» **Given request**
All lines from the top of the records below through the line holding "import seaborn as sns", and only those, should be printed exactly, minus the pictures.
:: Extracted data ::
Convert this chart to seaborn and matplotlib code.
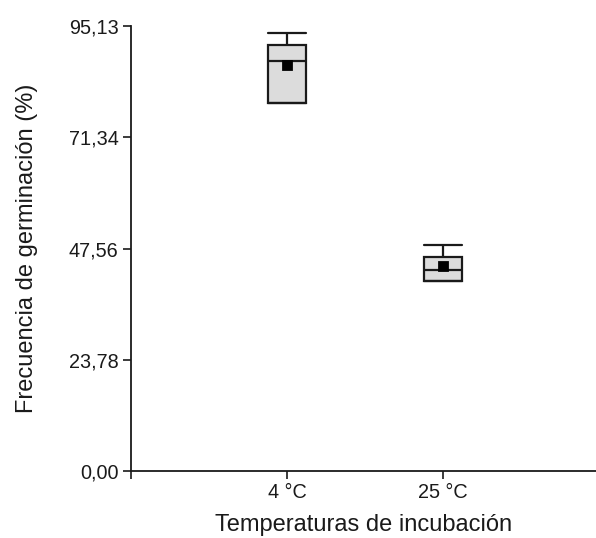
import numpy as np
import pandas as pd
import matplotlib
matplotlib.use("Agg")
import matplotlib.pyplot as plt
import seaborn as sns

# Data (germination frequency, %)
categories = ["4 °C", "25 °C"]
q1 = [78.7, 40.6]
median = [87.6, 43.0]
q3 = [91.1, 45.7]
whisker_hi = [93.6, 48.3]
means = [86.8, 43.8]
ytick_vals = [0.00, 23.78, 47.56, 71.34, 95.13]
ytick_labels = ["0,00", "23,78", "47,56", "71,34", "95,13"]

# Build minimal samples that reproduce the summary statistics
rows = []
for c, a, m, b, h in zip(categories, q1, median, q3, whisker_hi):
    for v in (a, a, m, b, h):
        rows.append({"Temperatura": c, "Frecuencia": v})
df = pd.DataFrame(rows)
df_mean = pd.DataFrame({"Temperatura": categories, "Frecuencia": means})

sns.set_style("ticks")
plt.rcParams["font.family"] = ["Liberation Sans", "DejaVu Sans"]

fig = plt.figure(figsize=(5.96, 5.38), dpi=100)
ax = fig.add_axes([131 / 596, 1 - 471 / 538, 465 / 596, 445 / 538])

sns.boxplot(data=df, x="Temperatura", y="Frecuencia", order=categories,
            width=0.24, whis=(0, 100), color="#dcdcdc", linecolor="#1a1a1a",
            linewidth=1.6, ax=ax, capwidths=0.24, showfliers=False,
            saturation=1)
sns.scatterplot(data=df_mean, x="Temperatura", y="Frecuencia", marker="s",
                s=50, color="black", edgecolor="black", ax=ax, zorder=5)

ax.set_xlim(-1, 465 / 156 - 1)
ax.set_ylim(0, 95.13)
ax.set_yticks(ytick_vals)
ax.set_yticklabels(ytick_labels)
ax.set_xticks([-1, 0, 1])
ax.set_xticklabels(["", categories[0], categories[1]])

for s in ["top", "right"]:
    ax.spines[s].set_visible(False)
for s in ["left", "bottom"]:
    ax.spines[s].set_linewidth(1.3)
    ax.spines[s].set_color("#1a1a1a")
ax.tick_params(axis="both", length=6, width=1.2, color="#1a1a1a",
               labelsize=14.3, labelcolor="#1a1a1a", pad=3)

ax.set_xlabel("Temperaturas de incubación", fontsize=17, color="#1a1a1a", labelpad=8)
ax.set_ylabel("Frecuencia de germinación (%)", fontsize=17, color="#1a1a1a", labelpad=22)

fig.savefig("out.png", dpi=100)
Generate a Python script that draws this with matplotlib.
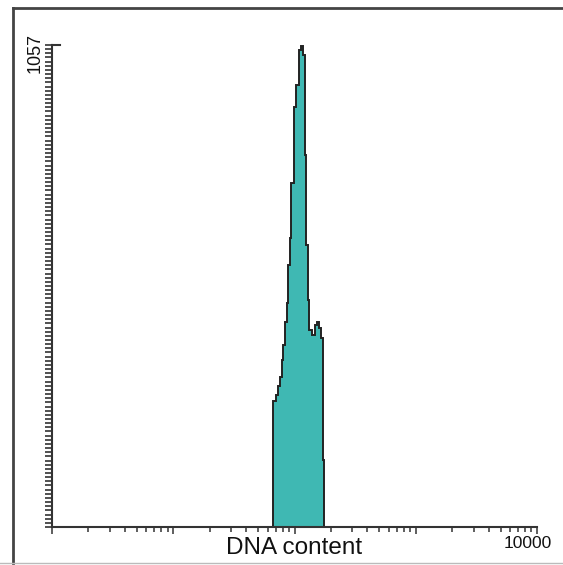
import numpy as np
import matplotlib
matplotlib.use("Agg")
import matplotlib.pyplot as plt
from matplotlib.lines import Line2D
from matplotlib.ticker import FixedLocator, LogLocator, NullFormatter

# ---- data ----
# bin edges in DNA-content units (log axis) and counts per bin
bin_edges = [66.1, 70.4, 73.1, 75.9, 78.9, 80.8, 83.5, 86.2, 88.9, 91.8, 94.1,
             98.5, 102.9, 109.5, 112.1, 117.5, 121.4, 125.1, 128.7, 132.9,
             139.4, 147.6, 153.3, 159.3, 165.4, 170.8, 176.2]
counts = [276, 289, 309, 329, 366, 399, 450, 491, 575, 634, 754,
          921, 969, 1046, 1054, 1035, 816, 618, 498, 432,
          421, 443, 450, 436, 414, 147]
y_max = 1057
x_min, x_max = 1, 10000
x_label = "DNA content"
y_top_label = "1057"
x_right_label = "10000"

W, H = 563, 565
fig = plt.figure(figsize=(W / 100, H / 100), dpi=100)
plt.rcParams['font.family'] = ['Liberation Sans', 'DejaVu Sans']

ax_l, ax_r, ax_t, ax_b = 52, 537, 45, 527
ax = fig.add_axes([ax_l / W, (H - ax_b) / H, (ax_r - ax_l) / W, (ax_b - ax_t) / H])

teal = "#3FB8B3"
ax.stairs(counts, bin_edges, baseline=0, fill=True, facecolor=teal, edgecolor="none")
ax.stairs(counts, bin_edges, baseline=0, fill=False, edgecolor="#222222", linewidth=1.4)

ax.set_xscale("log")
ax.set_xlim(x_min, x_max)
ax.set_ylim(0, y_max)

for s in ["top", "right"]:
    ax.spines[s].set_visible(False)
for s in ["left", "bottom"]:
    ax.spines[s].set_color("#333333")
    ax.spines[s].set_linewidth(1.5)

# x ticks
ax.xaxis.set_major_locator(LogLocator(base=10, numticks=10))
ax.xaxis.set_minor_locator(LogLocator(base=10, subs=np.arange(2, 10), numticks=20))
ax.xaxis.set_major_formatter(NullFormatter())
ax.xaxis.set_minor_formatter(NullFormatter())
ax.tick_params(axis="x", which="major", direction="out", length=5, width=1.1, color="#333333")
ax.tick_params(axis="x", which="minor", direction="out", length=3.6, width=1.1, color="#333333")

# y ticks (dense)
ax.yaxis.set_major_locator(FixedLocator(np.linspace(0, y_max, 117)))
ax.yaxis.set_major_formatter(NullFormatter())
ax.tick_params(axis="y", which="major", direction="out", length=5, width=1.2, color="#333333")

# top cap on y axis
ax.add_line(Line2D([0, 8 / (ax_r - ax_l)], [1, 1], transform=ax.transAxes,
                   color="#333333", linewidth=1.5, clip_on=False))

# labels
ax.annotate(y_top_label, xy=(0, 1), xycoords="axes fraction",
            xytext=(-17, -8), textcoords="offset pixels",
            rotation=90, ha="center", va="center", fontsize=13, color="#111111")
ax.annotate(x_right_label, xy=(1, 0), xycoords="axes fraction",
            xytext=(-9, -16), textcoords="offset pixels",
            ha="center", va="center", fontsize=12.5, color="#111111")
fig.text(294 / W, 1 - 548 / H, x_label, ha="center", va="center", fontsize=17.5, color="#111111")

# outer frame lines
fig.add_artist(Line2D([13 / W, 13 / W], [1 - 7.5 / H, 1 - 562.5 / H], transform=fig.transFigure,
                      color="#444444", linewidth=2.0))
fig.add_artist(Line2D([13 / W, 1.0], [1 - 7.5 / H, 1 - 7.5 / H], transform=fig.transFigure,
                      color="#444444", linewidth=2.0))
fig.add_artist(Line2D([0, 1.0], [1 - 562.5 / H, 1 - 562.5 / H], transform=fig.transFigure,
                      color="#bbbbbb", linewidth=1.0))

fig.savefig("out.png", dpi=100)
:::
» **Full answer**
Convert this chart to seaborn and matplotlib code.
import numpy as np
import pandas as pd
import matplotlib
matplotlib.use("Agg")
import matplotlib.pyplot as plt
import seaborn as sns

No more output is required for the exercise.